| Your objective |
Write out the lines from the top of the material through the line with "takamatsu = [122.3, 127.2, 143.9, 112.8]", exactly and with nothing added.

| Extracted data |

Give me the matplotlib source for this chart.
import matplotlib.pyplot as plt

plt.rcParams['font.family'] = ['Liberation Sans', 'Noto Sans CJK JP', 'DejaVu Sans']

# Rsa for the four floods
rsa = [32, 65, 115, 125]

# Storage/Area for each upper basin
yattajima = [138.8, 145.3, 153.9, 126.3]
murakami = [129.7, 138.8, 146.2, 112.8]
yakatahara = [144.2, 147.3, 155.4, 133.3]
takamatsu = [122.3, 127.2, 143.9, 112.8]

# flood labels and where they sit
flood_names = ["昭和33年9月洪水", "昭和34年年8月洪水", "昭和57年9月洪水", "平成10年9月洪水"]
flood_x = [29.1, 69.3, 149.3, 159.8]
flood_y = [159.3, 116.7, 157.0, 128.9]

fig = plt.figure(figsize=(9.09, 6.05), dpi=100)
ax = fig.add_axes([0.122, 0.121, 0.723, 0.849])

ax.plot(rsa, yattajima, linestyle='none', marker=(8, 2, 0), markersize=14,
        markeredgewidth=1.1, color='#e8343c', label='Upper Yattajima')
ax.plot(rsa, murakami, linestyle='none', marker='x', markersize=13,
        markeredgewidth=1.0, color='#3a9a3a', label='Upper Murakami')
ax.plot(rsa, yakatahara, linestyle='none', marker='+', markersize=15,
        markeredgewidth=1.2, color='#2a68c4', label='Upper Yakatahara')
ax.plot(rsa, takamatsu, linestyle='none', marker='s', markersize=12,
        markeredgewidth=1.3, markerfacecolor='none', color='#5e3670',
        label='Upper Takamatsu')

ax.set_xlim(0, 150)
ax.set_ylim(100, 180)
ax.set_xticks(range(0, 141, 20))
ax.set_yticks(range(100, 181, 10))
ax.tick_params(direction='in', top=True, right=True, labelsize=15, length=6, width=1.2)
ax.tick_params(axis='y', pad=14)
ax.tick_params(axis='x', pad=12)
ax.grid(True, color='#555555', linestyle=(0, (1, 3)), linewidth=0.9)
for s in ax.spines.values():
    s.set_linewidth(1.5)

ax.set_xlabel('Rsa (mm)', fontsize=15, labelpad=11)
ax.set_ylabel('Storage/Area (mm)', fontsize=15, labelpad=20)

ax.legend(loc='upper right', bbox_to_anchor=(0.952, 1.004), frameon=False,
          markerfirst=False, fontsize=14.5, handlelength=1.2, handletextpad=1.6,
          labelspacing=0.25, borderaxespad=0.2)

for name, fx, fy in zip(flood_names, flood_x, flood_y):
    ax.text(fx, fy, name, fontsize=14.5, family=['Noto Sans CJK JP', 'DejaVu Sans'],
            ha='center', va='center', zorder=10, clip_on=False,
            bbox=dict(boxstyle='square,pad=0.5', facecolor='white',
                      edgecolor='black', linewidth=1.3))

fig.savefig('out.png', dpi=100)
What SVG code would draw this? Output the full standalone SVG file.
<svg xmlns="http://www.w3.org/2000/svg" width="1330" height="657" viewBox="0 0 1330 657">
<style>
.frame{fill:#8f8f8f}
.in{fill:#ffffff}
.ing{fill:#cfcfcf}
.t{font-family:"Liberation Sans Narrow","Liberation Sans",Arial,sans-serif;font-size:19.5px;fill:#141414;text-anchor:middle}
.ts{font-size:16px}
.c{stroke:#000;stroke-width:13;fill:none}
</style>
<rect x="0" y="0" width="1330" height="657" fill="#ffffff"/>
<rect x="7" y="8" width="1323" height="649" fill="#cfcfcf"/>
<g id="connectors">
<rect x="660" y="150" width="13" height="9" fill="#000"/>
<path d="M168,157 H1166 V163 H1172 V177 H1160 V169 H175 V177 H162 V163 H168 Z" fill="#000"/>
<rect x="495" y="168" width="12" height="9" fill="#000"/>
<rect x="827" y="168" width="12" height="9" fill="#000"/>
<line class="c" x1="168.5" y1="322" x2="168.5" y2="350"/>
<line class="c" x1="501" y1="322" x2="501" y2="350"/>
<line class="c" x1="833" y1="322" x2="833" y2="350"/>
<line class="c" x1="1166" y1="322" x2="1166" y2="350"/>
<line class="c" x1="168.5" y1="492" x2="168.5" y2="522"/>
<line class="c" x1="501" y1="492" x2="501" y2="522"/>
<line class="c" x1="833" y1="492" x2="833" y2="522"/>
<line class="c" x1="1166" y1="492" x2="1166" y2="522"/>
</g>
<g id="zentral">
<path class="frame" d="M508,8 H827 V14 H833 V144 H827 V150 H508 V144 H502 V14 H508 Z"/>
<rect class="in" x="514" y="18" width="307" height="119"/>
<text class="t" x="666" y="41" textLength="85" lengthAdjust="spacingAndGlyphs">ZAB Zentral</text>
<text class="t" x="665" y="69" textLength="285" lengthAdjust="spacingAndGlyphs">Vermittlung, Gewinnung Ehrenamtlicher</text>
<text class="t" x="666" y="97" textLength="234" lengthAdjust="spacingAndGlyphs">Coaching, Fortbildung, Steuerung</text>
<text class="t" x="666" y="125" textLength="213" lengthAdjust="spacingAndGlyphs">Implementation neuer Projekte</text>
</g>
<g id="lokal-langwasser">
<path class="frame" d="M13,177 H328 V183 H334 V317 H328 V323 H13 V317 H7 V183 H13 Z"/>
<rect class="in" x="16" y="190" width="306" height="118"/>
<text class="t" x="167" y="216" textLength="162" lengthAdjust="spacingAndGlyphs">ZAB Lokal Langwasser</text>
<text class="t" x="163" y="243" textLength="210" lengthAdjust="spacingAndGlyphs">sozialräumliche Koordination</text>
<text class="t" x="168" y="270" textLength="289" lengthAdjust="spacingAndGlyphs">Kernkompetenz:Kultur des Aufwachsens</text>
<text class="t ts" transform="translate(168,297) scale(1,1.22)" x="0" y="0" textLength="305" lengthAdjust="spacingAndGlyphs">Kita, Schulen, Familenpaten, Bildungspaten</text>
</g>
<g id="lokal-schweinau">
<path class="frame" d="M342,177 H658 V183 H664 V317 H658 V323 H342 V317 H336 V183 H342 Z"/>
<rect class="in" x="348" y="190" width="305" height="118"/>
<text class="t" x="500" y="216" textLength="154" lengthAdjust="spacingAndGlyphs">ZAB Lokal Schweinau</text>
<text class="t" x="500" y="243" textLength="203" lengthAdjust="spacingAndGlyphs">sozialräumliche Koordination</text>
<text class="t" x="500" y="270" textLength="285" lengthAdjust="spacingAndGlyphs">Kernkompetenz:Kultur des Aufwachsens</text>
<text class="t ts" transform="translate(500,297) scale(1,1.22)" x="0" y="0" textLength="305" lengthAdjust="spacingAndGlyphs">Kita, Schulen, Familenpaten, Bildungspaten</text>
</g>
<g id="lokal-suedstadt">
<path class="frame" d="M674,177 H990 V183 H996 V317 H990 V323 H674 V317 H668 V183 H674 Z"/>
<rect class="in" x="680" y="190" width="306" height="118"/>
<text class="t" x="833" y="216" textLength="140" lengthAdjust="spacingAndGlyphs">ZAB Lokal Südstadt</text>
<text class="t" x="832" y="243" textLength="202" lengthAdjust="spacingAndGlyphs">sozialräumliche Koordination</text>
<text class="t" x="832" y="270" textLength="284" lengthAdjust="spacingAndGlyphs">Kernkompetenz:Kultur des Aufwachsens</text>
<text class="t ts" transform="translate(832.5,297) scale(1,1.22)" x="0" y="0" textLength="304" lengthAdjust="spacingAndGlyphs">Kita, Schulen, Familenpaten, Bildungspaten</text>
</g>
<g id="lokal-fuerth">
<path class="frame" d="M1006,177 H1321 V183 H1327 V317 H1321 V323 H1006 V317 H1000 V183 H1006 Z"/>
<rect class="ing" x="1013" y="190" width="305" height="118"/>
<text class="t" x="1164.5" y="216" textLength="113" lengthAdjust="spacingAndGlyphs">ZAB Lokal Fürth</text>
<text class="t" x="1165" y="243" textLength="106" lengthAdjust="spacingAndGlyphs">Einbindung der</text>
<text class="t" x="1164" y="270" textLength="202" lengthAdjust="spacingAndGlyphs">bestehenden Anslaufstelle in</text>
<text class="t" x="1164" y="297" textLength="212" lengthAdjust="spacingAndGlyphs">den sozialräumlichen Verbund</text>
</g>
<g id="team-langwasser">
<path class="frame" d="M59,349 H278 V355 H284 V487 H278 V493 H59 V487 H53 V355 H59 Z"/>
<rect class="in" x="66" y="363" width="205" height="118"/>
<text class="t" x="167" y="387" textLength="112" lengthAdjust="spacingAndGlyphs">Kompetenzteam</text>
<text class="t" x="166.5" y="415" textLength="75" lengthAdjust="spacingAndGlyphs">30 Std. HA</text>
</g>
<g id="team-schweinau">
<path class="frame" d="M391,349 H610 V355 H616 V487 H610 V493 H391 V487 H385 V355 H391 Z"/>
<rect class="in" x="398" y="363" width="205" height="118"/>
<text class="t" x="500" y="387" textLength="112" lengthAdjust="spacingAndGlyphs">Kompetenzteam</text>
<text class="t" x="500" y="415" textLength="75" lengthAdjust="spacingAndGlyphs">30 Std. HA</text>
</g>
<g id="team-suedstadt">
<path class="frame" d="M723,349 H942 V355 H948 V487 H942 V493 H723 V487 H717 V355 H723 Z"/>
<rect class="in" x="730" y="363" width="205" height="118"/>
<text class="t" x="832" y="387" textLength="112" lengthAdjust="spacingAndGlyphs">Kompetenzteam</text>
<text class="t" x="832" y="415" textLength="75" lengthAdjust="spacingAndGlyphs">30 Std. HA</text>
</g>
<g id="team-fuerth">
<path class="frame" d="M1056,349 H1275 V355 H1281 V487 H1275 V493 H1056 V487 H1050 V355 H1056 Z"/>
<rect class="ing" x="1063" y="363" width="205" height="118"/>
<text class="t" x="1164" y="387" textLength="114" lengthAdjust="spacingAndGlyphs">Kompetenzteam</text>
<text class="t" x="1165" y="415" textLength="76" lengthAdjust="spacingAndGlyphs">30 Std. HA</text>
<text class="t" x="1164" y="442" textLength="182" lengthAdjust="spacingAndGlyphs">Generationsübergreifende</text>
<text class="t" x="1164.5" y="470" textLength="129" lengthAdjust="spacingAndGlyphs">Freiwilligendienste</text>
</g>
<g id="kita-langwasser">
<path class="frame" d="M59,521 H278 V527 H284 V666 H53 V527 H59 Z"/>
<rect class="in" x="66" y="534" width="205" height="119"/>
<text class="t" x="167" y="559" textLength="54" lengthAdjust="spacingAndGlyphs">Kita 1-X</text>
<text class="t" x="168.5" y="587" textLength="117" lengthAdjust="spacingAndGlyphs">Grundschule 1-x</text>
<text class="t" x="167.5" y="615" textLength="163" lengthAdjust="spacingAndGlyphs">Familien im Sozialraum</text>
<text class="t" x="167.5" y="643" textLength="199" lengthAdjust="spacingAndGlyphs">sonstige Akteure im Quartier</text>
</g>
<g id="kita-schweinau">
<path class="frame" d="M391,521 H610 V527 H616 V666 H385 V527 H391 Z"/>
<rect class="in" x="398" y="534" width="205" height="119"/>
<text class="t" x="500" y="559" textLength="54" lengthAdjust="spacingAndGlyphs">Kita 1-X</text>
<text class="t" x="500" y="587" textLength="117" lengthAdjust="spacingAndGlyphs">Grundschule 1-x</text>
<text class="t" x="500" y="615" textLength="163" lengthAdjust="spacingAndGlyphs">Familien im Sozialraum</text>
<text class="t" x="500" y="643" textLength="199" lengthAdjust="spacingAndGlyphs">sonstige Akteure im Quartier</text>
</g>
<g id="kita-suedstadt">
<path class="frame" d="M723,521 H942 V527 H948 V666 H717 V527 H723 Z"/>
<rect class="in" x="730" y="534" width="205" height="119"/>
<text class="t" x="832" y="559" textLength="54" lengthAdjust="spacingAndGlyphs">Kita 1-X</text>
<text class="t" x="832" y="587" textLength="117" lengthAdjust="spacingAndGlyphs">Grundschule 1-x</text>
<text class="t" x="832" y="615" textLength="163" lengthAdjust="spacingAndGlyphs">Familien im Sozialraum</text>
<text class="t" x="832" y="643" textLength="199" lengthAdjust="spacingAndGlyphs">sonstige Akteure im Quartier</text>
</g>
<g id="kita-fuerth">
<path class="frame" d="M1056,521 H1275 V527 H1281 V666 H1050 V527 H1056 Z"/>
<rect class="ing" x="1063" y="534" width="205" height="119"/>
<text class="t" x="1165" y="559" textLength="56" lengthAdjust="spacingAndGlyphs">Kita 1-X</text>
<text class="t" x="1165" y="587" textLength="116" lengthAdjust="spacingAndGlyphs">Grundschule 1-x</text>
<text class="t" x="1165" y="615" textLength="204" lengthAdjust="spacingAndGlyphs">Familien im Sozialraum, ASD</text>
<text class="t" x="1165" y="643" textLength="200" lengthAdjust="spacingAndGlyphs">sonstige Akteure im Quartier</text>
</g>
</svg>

| Completed exercise |
Give me the matplotlib source for this chart.
import matplotlib.pyplot as plt

plt.rcParams['font.family'] = ['Liberation Sans', 'Noto Sans CJK JP', 'DejaVu Sans']

# Rsa for the four floods
rsa = [32, 65, 115, 125]

# Storage/Area for each upper basin
yattajima = [138.8, 145.3, 153.9, 126.3]
murakami = [129.7, 138.8, 146.2, 112.8]
yakatahara = [144.2, 147.3, 155.4, 133.3]
takamatsu = [122.3, 127.2, 143.9, 112.8]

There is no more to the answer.